Carinascincus orocryptus
- Conservation status: Vulnerable (IUCN 3.1)

Scientific classification
- Kingdom: Animalia
- Phylum: Chordata
- Class: Reptilia
- Order: Squamata
- Family: Scincidae
- Genus: Carinascincus
- Species: C. orocryptus
- Binomial name: Carinascincus orocryptus (Hutchinson, Schwaner & Medlock, 1988)
- Synonyms: Leiolopisma orocryptum Hutchinson, Scwaner & Medlock, 1988 ; Niveoscincus orocryptus (Hutchinson, Schwaner & Medlock, 1988) ;

= Carinascincus orocryptus =

- Genus: Carinascincus
- Species: orocryptus
- Authority: (Hutchinson, Schwaner & Medlock, 1988)
- Conservation status: VU

Species of lizard

Carinascincus orocryptus, commonly known as the heath cool-skink, the mountain skink, and the Tasmanian mountain skink, is a species of alpine skink, a lizard in the subfamily Eugongylinae of the family Scincidae. The species is endemic to South West Tasmania, Australia. Taxonomically, this species has also been previously known as Niveoscincus orocryptus, Leiolopisma orocryptum, and Pseudemoia orocrypta.

== Description ==
Carinascincus orocryptus is a small, long-limbed skink with a snout-to-vent length (SVL) of up to approximately 65 mm. It has a brown dorsal surface and a pale grey or occasionally bright red ventral surface or underbelly. Its body features pale brown dorsolateral stripes, a black vertebral stripe running from head to tail, a greyish white midlateral stripe extending from the lip to the hind limbs, and grey or black flecks on the lower flanks.
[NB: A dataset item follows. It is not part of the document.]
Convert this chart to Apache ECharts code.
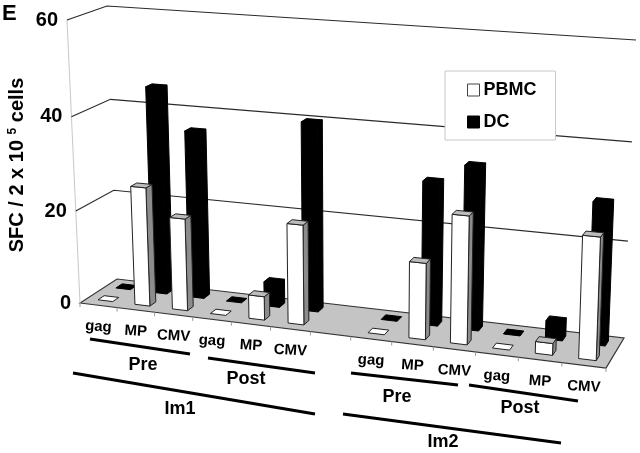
<!DOCTYPE html>
<html>
<head>
<meta charset="utf-8">
<style>
  html, body { margin: 0; padding: 0; background: #fff; }
  #main { width: 640px; height: 453px; }
</style>
<script src="https://cdn.jsdelivr.net/npm/echarts@6/dist/echarts.min.js"></script>
</head>
<body>
<div id="main"></div>
<script>
const categories = ["gag", "MP", "CMV", "gag", "MP", "CMV", "", "gag", "MP", "CMV", "gag", "MP", "CMV"];
const pbmcValues = [0, 25.5, 19.7, 0, 5, 21, null, 0, 15.8, 26.3, 0, 2.4, 24.7];
const dcValues = [0, 44.7, 36, 0, 5.2, 40, null, 0, 30, 34, 0, 3.8, 29];
const valueTicks = [0, 20, 40, 60];

const FONT = '"Liberation Sans", Arial, sans-serif';

// corners of the tilted box on the page, [front/back][left/right][bottom/top]
const box = {
  flb: [80, 303], frb: [606, 368], blb: [117, 279], brb: [624, 338],
  flt: [67, 20], frt: [617, 58], blt: [107, 6], brt: [636, 40],
};
const WARP_U = 0.1;
const WARP_V = 0.0385;

const lerp = (a, b, t) => [a[0] + (b[0] - a[0]) * t, a[1] + (b[1] - a[1]) * t];

// flat grid fractions -> point on the page
function project(u, d, v) {
  const s = u / (1 + WARP_U * (1 - u));
  const h = v / (1 + WARP_V * (1 - v));
  const front = lerp(lerp(box.flb, box.frb, s), lerp(box.flt, box.frt, s), h);
  const back = lerp(lerp(box.blb, box.brb, s), lerp(box.blt, box.brt, s), h);
  return lerp(front, back, d);
}

function fractions(params, api, index, value) {
  const c = api.coord([index, value]);
  const g = params.coordSys;
  return [(c[0] - g.x) / g.width, (g.y + g.height - c[1]) / g.height];
}

function quad(points, fill, stroke, lineWidth) {
  return {
    type: "polygon",
    shape: { points: points },
    style: { fill: fill, stroke: stroke || fill, lineWidth: lineWidth || 1 },
  };
}

// one cuboid per value
function barRenderer(d0, d1, colors) {
  return function (params, api) {
    const i = api.value(0);
    const val = api.value(1);
    if (isNaN(val)) return;
    const f = fractions(params, api, i, val);
    const halfW = (api.size([1, 0])[0] / params.coordSys.width) * 0.2;
    const u0 = f[0] - halfW;
    const u1 = f[0] + halfW;
    const v = f[1];
    const children = [];
    if (val > 0) {
      children.push(quad([project(u1, d0, 0), project(u1, d1, 0), project(u1, d1, v), project(u1, d0, v)], colors.side, colors.edge));
      children.push(quad([project(u0, d0, 0), project(u1, d0, 0), project(u1, d0, v), project(u0, d0, v)], colors.front, colors.edge));
    }
    children.push(quad([project(u0, d0, v), project(u1, d0, v), project(u1, d1, v), project(u0, d1, v)], val > 0 ? colors.top : colors.front, colors.edge));
    return { type: "group", children: children };
  };
}

// floor, ticks and category labels
function renderCategory(params, api) {
  const i = params.dataIndex;
  const f = fractions(params, api, i, 0);
  const halfBand = (api.size([1, 0])[0] / params.coordSys.width) / 2;
  const children = [];
  if (i === 0) {
    children.push(quad([project(0, 0, 0), project(1, 0, 0), project(1, 1, 0), project(0, 1, 0)], "#c4c4c4", "#333", 1.2));
    const top = project(0, 0, 1);
    const bottom = project(0, 0, 0);
    children.push({ type: "line", shape: { x1: top[0], y1: top[1], x2: bottom[0], y2: bottom[1] }, style: { stroke: "#c8c8c8", lineWidth: 1 } });
  }
  const t = project(f[0] - halfBand, 0, 0);
  children.push({ type: "line", shape: { x1: t[0], y1: t[1], x2: t[0], y2: t[1] + 4 }, style: { stroke: "#999", lineWidth: 1 } });
  if (i === categories.length - 1) {
    const e = project(1, 0, 0);
    children.push({ type: "line", shape: { x1: e[0], y1: e[1], x2: e[0], y2: e[1] + 4 }, style: { stroke: "#999", lineWidth: 1 } });
  }
  const p = project(f[0], 0, 0);
  children.push({
    type: "text",
    x: p[0], y: p[1] + 21.5,
    rotation: -0.06,
    style: { text: categories[i], font: "bold 15px " + FONT, fill: "#000", align: "center", verticalAlign: "middle" },
  });
  return { type: "group", children: children };
}

// level lines on the walls and value labels
function renderLevel(params, api) {
  const val = api.value(1);
  const v = fractions(params, api, 0, val)[1];
  const a = project(0, 0, v);
  const b = project(0, 1, v);
  const c = project(1, 1, v);
  const children = [{
    type: "text",
    x: a[0] - 9, y: a[1],
    style: { text: String(val), font: "bold 20px " + FONT, fill: "#000", align: "right", verticalAlign: "middle" },
  }];
  if (val > 0) {
    children.push({ type: "polyline", shape: { points: [a, b, c] }, style: { fill: "none", stroke: "#2a2a2a", lineWidth: 1.2 } });
  }
  return { type: "group", children: children };
}

function groupLine(x1, y1, x2, y2) {
  return { type: "line", shape: { x1: x1, y1: y1, x2: x2, y2: y2 }, style: { stroke: "#000", lineWidth: 3 } };
}
function groupLabel(text, x, y) {
  return { type: "text", x: x, y: y, style: { text: text, font: "bold 18px " + FONT, fill: "#000", align: "center", verticalAlign: "middle" } };
}

const chart = echarts.init(document.getElementById("main"));
chart.setOption({
  animation: false,
  backgroundColor: "#fff",
  title: { text: "E", left: 2, top: 3, padding: 0, textStyle: { fontFamily: FONT, fontWeight: "bold", fontSize: 22, color: "#000" } },
  grid: { left: 0, right: 0, top: 0, bottom: 0 },
  xAxis: { type: "category", data: categories, show: false },
  yAxis: { type: "value", min: 0, max: 60, interval: 20, show: false },
  legend: {
    data: [
      { name: "PBMC", icon: "rect", itemStyle: { color: "#fff", borderColor: "#444", borderWidth: 1 } },
      { name: "DC", icon: "rect", itemStyle: { color: "#000", borderColor: "#000", borderWidth: 1 } },
    ],
    orient: "vertical",
    left: 445, top: 71,
    padding: [10, 19, 9, 22],
    itemWidth: 12, itemHeight: 12, itemGap: 14,
    selectedMode: false,
    backgroundColor: "#fff",
    borderColor: "#c8c8c8",
    borderWidth: 1,
    textStyle: { fontFamily: FONT, fontWeight: "bold", fontSize: 18, color: "#000", padding: [0, 0, 0, -1] },
  },
  graphic: [
    groupLine(90, 339, 190, 354),
    groupLine(208, 358, 315, 373),
    groupLine(73, 373, 315, 414),
    groupLine(351, 373, 458, 385),
    groupLine(469, 385, 578, 401),
    groupLine(343, 414, 561, 443),
    groupLabel("Pre", 143, 365),
    groupLabel("Post", 246, 379),
    groupLabel("Im1", 180, 409),
    groupLabel("Pre", 397, 397),
    groupLabel("Post", 520, 408),
    groupLabel("Im2", 443, 442),
    {
      type: "text",
      x: 17, y: 165,
      rotation: Math.PI / 2,
      style: {
        text: "SFC / 2 x 10 {sup|5} cells",
        font: "bold 20px " + FONT,
        fill: "#000",
        align: "center",
        verticalAlign: "middle",
        rich: { sup: { font: "bold 12px " + FONT, fill: "#000", verticalAlign: "top" } },
      },
    },
  ],
  series: [
    {
      name: "floor",
      type: "custom",
      renderItem: renderCategory,
      data: categories.map((c, i) => [i, 0]),
      silent: true,
    },
    {
      name: "levels",
      type: "custom",
      renderItem: renderLevel,
      data: valueTicks.map((t) => [0, t]),
      silent: true,
    },
    {
      name: "DC",
      type: "custom",
      renderItem: barRenderer(0.68, 0.85, { front: "#000", side: "#000", top: "#000", edge: "#000" }),
      data: dcValues.map((v, i) => [i, v]),
      itemStyle: { color: "#000" },
    },
    {
      name: "PBMC",
      type: "custom",
      renderItem: barRenderer(0.19, 0.36, { front: "#fff", side: "#8c8c8c", top: "#bcbcbc", edge: "#222" }),
      data: pbmcValues.map((v, i) => [i, v]),
      itemStyle: { color: "#fff" },
    },
  ],
});
</script>
</body>
</html>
Due to similarities in colourations amongst all mountain skink species within alpine regions of Tasmania (such as Carinascincus microlepidotus and Carinascincus pretiosus), the Tasmanian mountain skink is distinguished through the presence of a black vertebral stripe and greyish white midlateral stripes. Due to interbreeding, particularly amongst Carinascincus orocryptus and Carinascincus microlepidotus, locality is also used to assist the identification between the species. The pressures of climate change also increase the likelihood of interbreeding amongst mountain (low elevation) and alpine species (high elevation).

==Habitat and distribution==
As a mountain-dwelling lizard within the family Scincidae, Carinascincus orocryptus is found in alpine areas with elevations above 1000 m within western and south-western Tasmania, where it inhabits dense alpine eucalyptus woodlands with heath understory. This includes areas such as Mt Eliza, Mt Field, Algonkian Mountain, Mt Hartz and Lake Seal. Primarily saxicolous and found in rocky areas, subpopulations of the Tasmanian mountain lizard in Mt Hartz have also been observed to be arboreal. Although this species is present within a range of 12,500 km2, its reliance on specific microhabitats and temperatures restricts it to a smaller, more confined area.

== Ecology ==
Carinascincus orocryptus is a diurnal insectivore that forages within shrub foliage and at the base of trees within alpine mountain regions. It frequently basks on rocks to thermoregulate and retain the mobility to transverse low shrubs and bushes. Interestingly, as a viviparous species it gives birth to live young instead of laying eggs like most reptiles. Females are perceived to give birth during late summer, usually of litters consisting of three to four offspring, with mating occurring shortly thereafter from late summer to early autumn. The mountain skink also has "reproductive adaptations" that "restrict it to cold sites" to be able to handle and thrive within cooler climate conditions.

==Cultural significance==
The Tasmanian mountain skink is recognized to inhabit areas that are part of traditional lands, and skinks and other lizards are often tied to dreamtime stories that offer guidance and teaching relating to lore, morals, and kinship. Lizards hold a prominence within ceremony, art, totems, fire management stewardship, and provide a source of food and medicine.

==Threats and conservation==
Climate change is the primary threat to the continuation of the species Carinascincus orocryptus due to habitat loss, and other assorted resources, due to interspecies competition. Although all reptiles rely on temperature to regulate physiological processes such as locomotion, metabolism, growth, and reproduction, alpine species are particularly vulnerable because they have a narrow thermal range and are highly sensitive to temperature changes. Climate change and altered climate regimes also affects the skinks behavior, subsequently impacting individual fitness and contributing to population declines. As a result, rising temperatures drive low-elevation species to migrate upslope, encroaching on the habitats of high-elevation alpine species and thereby increasing competition between the species.

Although current population statics and allocated trends have been difficult to determine, the Australian government has now classified this species as endangered under the EPBC Act 1999. The IUCN status of this species, listed as vulnerable in 2017, should be updated to reflect its current conservation status issued by the Australian Commonwealth.